The mass of atmosphere is essentially constant (with some variation as function of temperature).

So for wind to be “strong,” the strength must come from its acceleration/velocity.

I’ve read that even though other planets have high winds, like Mars, the air pressure/atmospheric density means to humans that even though the wind is like 100kph, the you’d still barely feel the wind. The wind can move fast, but it isn’t moving much. Like, a 60mph wind on Mars might feel closer to 6mph on Earth.

https://www.nasa.gov/feature/goddard/the-fact-and-fiction-of-martian-dust-storms

The force of wind acting on an object is defined by three variables:

The area of the object that the wind is striking.

The density of the air.

The velocity of the wind.

So technically you could have a weak force applied by a fast moving wind if the density of the air was very low (maybe at a high altitude or a planet other than earth).

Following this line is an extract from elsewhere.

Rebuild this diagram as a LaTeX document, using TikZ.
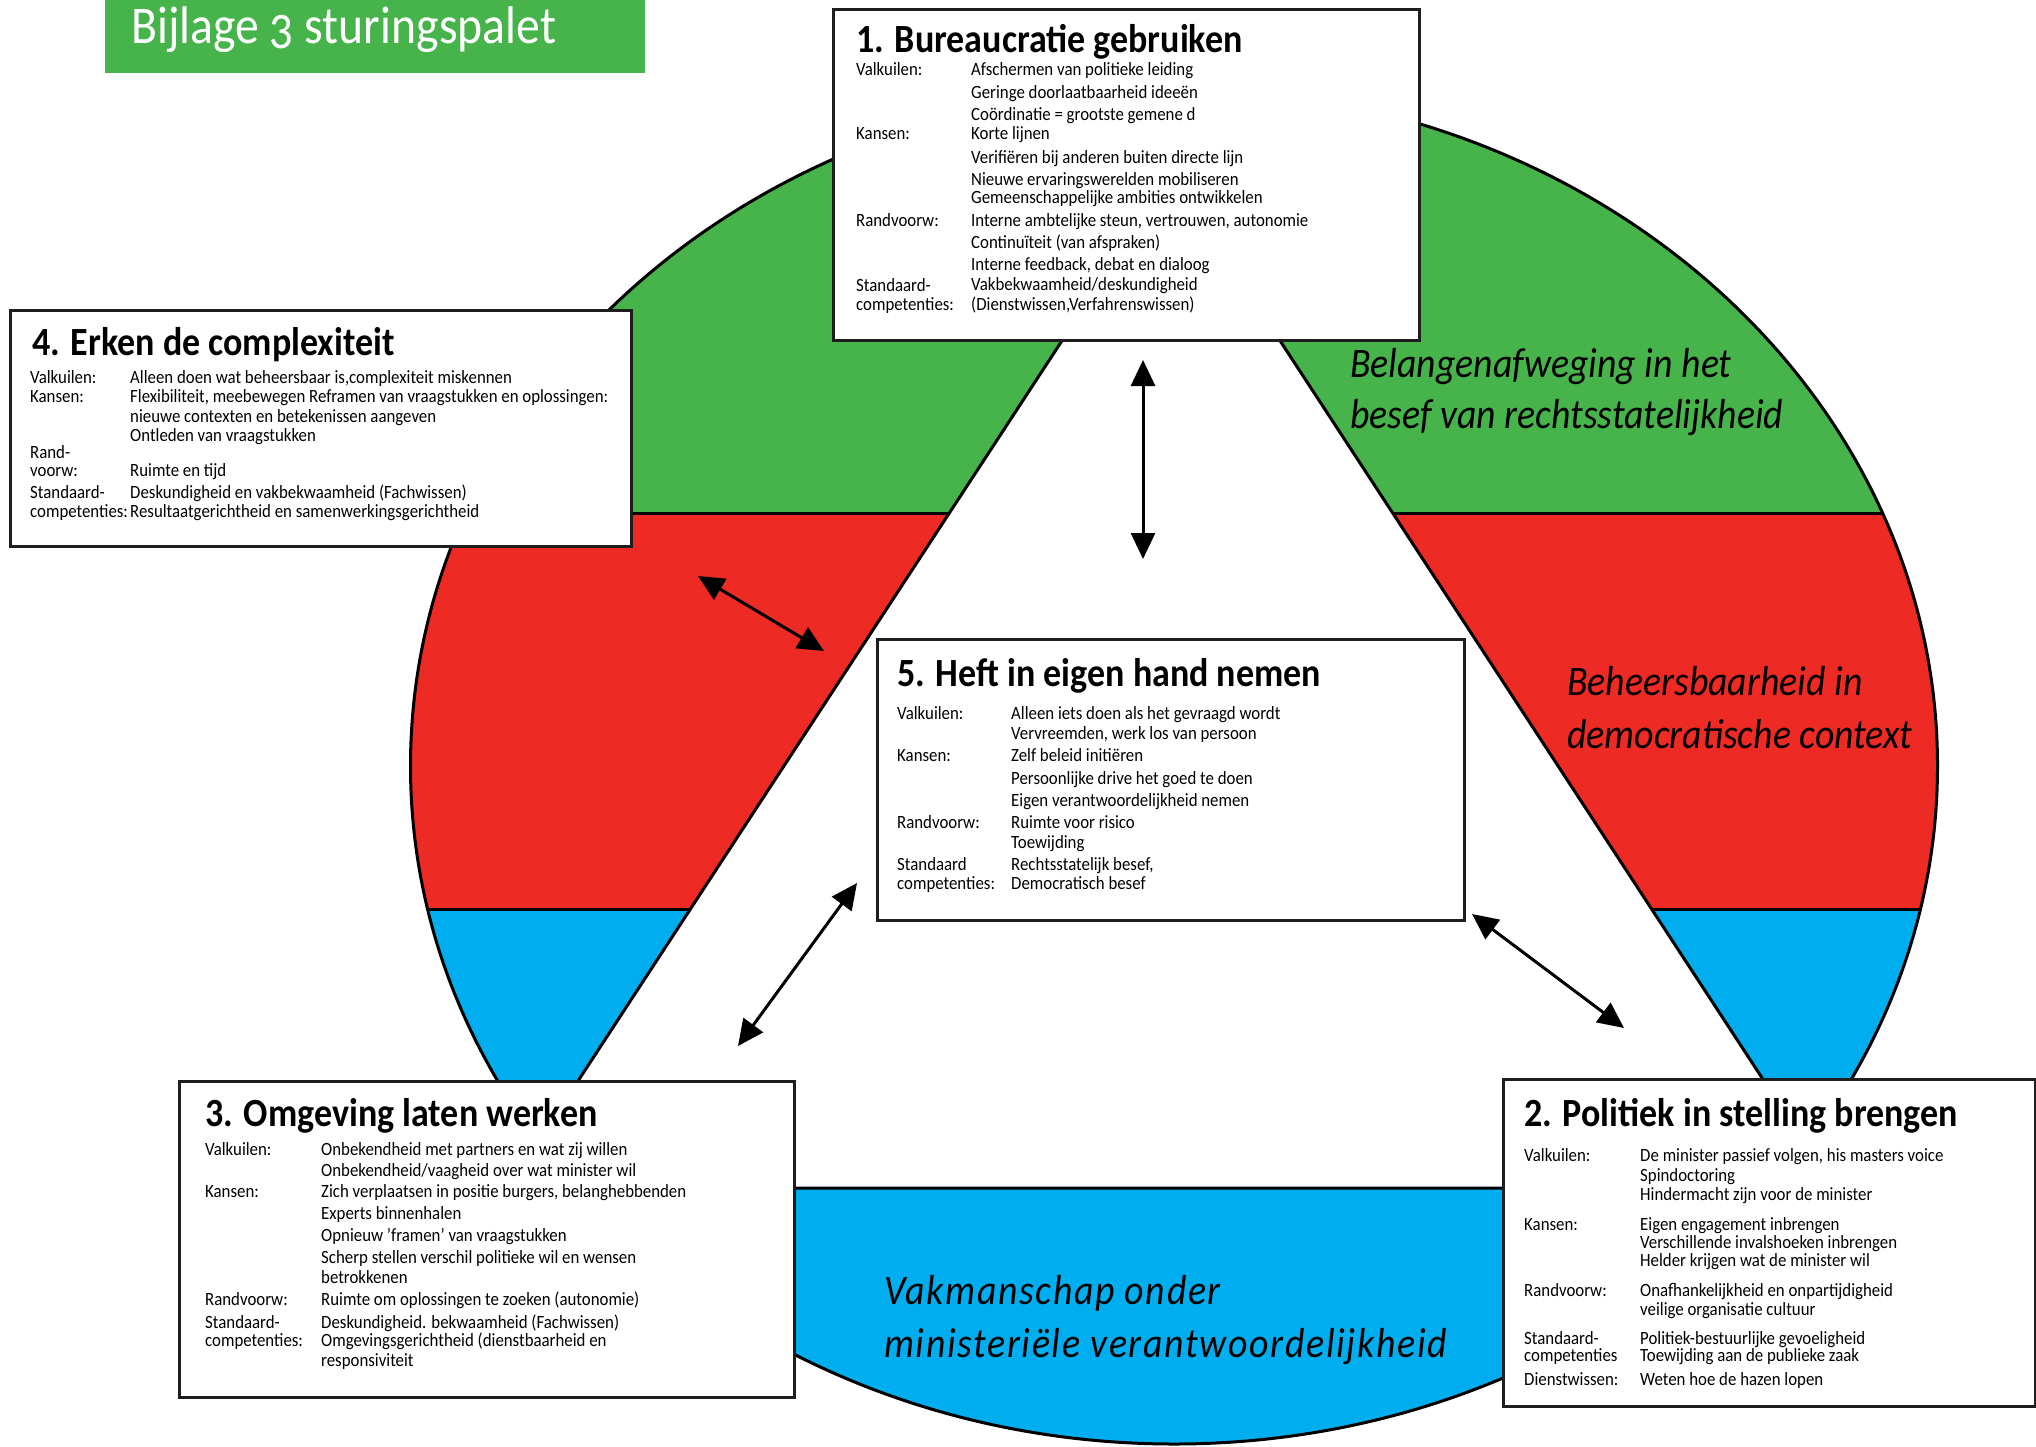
\documentclass[tikz,border=0pt]{standalone}
\usepackage{fontspec}
\setmainfont{Carlito}[FakeStretch=0.9]
\usetikzlibrary{arrows.meta}
\definecolor{cgreen}{RGB}{71,180,75}
\definecolor{cred}{RGB}{238,42,36}
\definecolor{cblue}{RGB}{0,174,239}
\definecolor{boxline}{RGB}{30,30,30}
\tikzset{
 box/.style={draw=boxline, line width=3pt, fill=white, anchor=north west, inner sep=0pt},
 ttl/.style={anchor=base west, inner sep=0pt, font=\fontsize{40}{44}\selectfont\bfseries},
 lbl/.style={anchor=base west, inner sep=0pt, font=\fontsize{18.7}{20}\selectfont},
 big/.style={anchor=base west, inner sep=0pt, font=\fontsize{42}{46}\selectfont\itshape},
 bigwide/.style={anchor=base west, inner sep=0pt, font=\fontsize{42}{46}\selectfont\itshape\addfontfeatures{LetterSpace=4}},
 arr/.style={line width=3pt, {Triangle[length=26pt,width=24pt]}-{Triangle[length=26pt,width=24pt]}},
 outline/.style={line width=3pt, draw=black}
}
\begin{document}
\begin{tikzpicture}[x=1pt,y=-1pt]
\useasboundingbox (0,0) rectangle (2036,1447);
% palette
\coordinate (E) at (1174,766);
\begin{scope}
 \clip (E) ellipse [x radius=763.5pt, y radius=678pt];
 \fill[cgreen] (0,0) rectangle (2036,513);
 \fill[cred] (0,513) rectangle (2036,909);
 \fill[cblue] (0,909) rectangle (2036,1447);
 \draw[outline] (0,513) -- (2036,513) (0,909) -- (2036,909);
 \filldraw[outline, fill=white, line join=miter] (1171,174) -- (1834,1188) -- (508,1188) -- cycle;
\end{scope}
\draw[outline] (E) ellipse [x radius=763.5pt, y radius=678pt];
% banner
\fill[cgreen] (105,0) rectangle (645,73);
\node[anchor=base west, inner sep=0pt, text=white, font=\fontsize{53}{56}\selectfont\addfontfeatures{Numbers=OldStyle}] (banner) at (131,44) {Bijlage 3 sturingspalet};
% italic labels
\node[big] (g1) at (1350,377) {Belangenafweging in het};
\node[big] (g2) at (1350,428) {besef van rechtsstatelijkheid};
\node[big] (r1) at (1567,695) {Beheersbaarheid in};
\node[big] (r2) at (1567,748) {democratische context};
\node[bigwide] (u1) at (884,1304) {Vakmanschap onder};
\node[bigwide] (u2) at (884,1357) {ministeriële verantwoordelijkheid};
% Box 1
\node[box, minimum width=586pt, minimum height=331pt] (box1) at (832,8) {};
\node[ttl] (t1) at (856,53) {1. Bureaucratie gebruiken};
\foreach \yy/\txt [count=\i] in {76/Valkuilen:, 140/Kansen:, 227/Randvoorw:, 291/Standaard-, 310/competenties:}
  \node[lbl] (b1l\i) at (856,\yy) {\txt};
\foreach \yy/\txt [count=\i] in {76/{Afschermen van politieke leiding}, 98.5/{Geringe doorlaatbaarheid ideeën}, 120.6/{Coördinatie = grootste gemene d}, 140/{Korte lijnen}, 163.4/{Verifiëren bij anderen buiten directe lijn}, 185.5/{Nieuwe ervaringswerelden mobiliseren}, 203.7/{Gemeenschappelijke ambities ontwikkelen}, 227/{Interne ambtelijke steun, vertrouwen, autonomie}, 249/{Continuïteit (van afspraken)}, 271/{Interne feedback, debat en dialoog}, 290.7/{Vakbekwaamheid/deskundigheid}, 310/{(Dienstwissen,Verfahrenswissen)}}
  \node[lbl] (b1v\i) at (971,\yy) {\txt};
% Box 4
\node[box, minimum width=621pt, minimum height=236pt] (box4) at (9,309) {};
\node[ttl] (t4) at (32,355) {4. Erken de complexiteit};
\foreach \yy/\txt [count=\i] in {383/Valkuilen:, 402/Kansen:, 458/Rand-, 476/voorw:, 498/Standaard-, 517/competenties:}
  \node[lbl] (b4l\i) at (30,\yy) {\txt};
\foreach \yy/\txt [count=\i] in {383/{Alleen doen wat beheersbaar is,complexiteit miskennen}, 402/{Flexibiliteit, meebewegen Reframen van vraagstukken en oplossingen:}, 422/{nieuwe contexten en betekenissen aangeven}, 441/{Ontleden van vraagstukken}, 476/{Ruimte en tijd}, 498/{Deskundigheid en vakbekwaamheid (Fachwissen)}, 517/{Resultaatgerichtheid en samenwerkingsgerichtheid}}
  \node[lbl] (b4v\i) at (130,\yy) {\txt};
% Box 5
\node[box, minimum width=587pt, minimum height=281pt] (box5) at (876,638) {};
\node[ttl] (t5) at (897,686) {5. Heft in eigen hand nemen};
\foreach \yy/\txt [count=\i] in {719/Valkuilen:, 761/Kansen:, 828/Randvoorw:, 870/Standaard, 889/competenties:}
  \node[lbl] (b5l\i) at (897,\yy) {\txt};
\foreach \yy/\txt [count=\i] in {719/{Alleen iets doen als het gevraagd wordt}, 739/{Vervreemden, werk los van persoon}, 761/{Zelf beleid initiëren}, 784/{Persoonlijke drive het goed te doen}, 806/{Eigen verantwoordelijkheid nemen}, 828/{Ruimte voor risico}, 848/{Toewijding}, 870/{Rechtsstatelijk besef,}, 889/{Democratisch besef}}
  \node[lbl] (b5v\i) at (1011,\yy) {\txt};
% Box 3
\node[box, minimum width=615pt, minimum height=316pt] (box3) at (178,1080) {};
\node[ttl] (t3) at (205,1126) {3. Omgeving laten werken};
\foreach \yy/\txt [count=\i] in {1155.5/Valkuilen:, 1197/Kansen:, 1305/Randvoorw:, 1328/Standaard-, 1346/competenties:}
  \node[lbl] (b3l\i) at (205,\yy) {\txt};
\foreach \yy/\txt [count=\i] in {1155.5/{Onbekendheid met partners en wat zij willen}, 1176/{Onbekendheid/vaagheid over wat minister wil}, 1197/{Zich verplaatsen in positie burgers, belanghebbenden}, 1219/{Experts binnenhalen}, 1241/{Opnieuw ’framen’ van vraagstukken}, 1263/{Scherp stellen verschil politieke wil en wensen}, 1283/{betrokkenen}, 1305/{Ruimte om oplossingen te zoeken (autonomie)}, 1328/{Deskundigheid. bekwaamheid (Fachwissen)}, 1346/{Omgevingsgerichtheid (dienstbaarheid en}, 1366/{responsiviteit}}
  \node[lbl] (b3v\i) at (321,\yy) {\txt};
% Box 2
\node[box, minimum width=532pt, minimum height=327pt] (box2) at (1502,1078) {};
\node[ttl] (t2) at (1524,1126) {2. Politiek in stelling brengen};
\foreach \yy/\txt [count=\i] in {1161/Valkuilen:, 1230/Kansen:, 1296/Randvoorw:, 1344/Standaard-, 1361/competenties, 1385/Dienstwissen:}
  \node[lbl] (b2l\i) at (1524,\yy) {\txt};
\foreach \yy/\txt [count=\i] in {1161/{De minister passief volgen, his masters voice}, 1181/{Spindoctoring}, 1200/{Hindermacht zijn voor de minister}, 1230/{Eigen engagement inbrengen}, 1248/{Verschillende invalshoeken inbrengen}, 1266/{Helder krijgen wat de minister wil}, 1296/{Onafhankelijkheid en onpartijdigheid}, 1315/{veilige organisatie cultuur}, 1344/{Politiek-bestuurlijke gevoeligheid}, 1361/{Toewijding aan de publieke zaak}, 1385/{Weten hoe de hazen lopen}}
  \node[lbl] (b2v\i) at (1640,\yy) {\txt};
% arrows
\coordinate (a1s) at (1143,360);
\coordinate (a1e) at (1143,559);
\coordinate (a2s) at (698,576);
\coordinate (a2e) at (824,651);
\coordinate (a3s) at (738,1046);
\coordinate (a3e) at (857,883);
\coordinate (a4s) at (1472,914);
\coordinate (a4e) at (1624,1028);
\draw[arr] (a1s) -- (a1e);
\draw[arr] (a2s) -- (a2e);
\draw[arr] (a3s) -- (a3e);
\draw[arr] (a4s) -- (a4e);
\end{tikzpicture}
\end{document}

Yes in principle, but not much in practice here on the surface of the Earth without changing altitude.

The force applied by a wind is (at least at low speeds) roughly proportional to its density times its speed squared. So to make the force vary, you need to make one of those terms vary. But here on the surface of the Earth, the density doesn’t vary that much. The lowest pressure (and thus density) ever recorded on the surface of the Earth was at the core of Typhoon Tip, the strongest tropical cyclone ever recorded. In Tip’s eye, the atmosphere was about 13% less dense than usual. The highest pressure (and thus density) ever recorded was about 7% *more* dense than usual, near the Dead Sea. So the density of air at sea level varies by at most about 20%.

That said: you can go higher! On top of a high mountain, half of the air is gone, so you will indeed feel significantly less force from a wind on a mountaintop. (That said, the wind speeds also tend to be a lot higher on mountaintops.)

It’s momentum. Which is product of mass and velocity. If you get hit by fast object, there will be collision and the velocity of the object reduces which is force.